After the show ended, Atwood said she left the auditorium still in awe.

“It was amazing,” she said. “It was everything I expected and more. Definitely the contrast between how kids view the world and how we view the world and the fragmentary nature of that was really shown.”

Hatzius said she wished to emphasize the difference between viewing through the eyes of children and those of adults.

“I’m not only thinking about the audience, I’m not only thinking about the kids — that’s really a combination of the two,” she said. “I think I was trying to create an experience that brings these two worlds together in a way where the child takes responsibility. Usually we have adults telling kids what to do, and here it’s kids telling adults not what to do, but what to imagine. There’s definitely a changing of roles, which I hope allows for the children to gain confidence of how they’re seeing and how they’re expressing themselves.”

Evans also felt intrigued by the change in the normal power dynamics in the show.

“I love the idea of overturning the traditional power dynamic between children and adults,” she said. “Often when children are brought into a theater space, they’re told to be quiet and sit still and keep themselves to themselves, and I really liked the idea of an experience for kids to be [part of] the theater.”

Hatzius said she found inspiration in a variety of areas.

“I have a visual arts background and I was making films, and I realized at some point that we live in a time where there’s an overload of images — [we’re] kind of bombarded by them — and I wanted to see what happens when you don’t see,” she said.

She started researching people who perceive the world differently without visual medium and found audio-description, which uses narrators who have watched a movie a few times to describe the images for those who cannot see them.

“Especially [recent] American films ... they are actually required to have an audio-description track on their films for people with impaired sight,” she said.

However, the “Blind Cinema” narrators differ from those who do audio-description. They do not see the film before the show, and the movie is only screened once to ensure that it is an entirely unique experience for all parties involved, Hatzius said.

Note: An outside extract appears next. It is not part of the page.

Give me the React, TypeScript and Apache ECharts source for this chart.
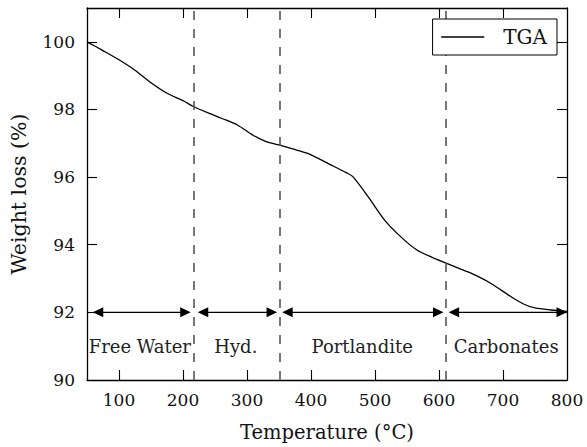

The narrators are also much younger than typical audio-descriptors.

“This age range is also very particular — between 9 and 11 — because they’re in the middle of discovering the potential of language, but they’re also fluid enough to be able to just do [narration] without thinking too much,” she said. “So that’s one reason, and also just to highlight the fact that everybody has a different way of seeing and a different way of describing ... the idea of it is really to let them speak, to let them decide how they want to describe something.”

Evans’s 9-year-old son, Finn, said he enjoyed watching the movies for “Blind Cinema” as a narrator. When asked about the experience of narrating to adults, he said he felt that he was under pressure, but being anonymous took some of the pressure off.

To this day, Hatzius said she has not gotten any complaints from her audience. She said she found it interesting to see a group of blindfolded people sit in a cinema, which is visually oriented toward a screen.

“It’s a strange situation itself, so a lot of the times when I describe it to somebody … first of all, they’re very curious,” she said. “A lot of people have actually never sat blindfolded for that long — for 35 minutes.”

Hatzius, who said she sought to create an experience that showed how everybody sees, experiences, reads and interprets differently, has since brought the show to 14 countries in 10 different languages.

“I never really go out thinking I’m going to accomplish something for sure with my work, but I think that what I try to do ... is to create a piece that has many different layers ... I think I was trying to create an experience that brings two worlds together in a way where a child takes responsibility,” she said.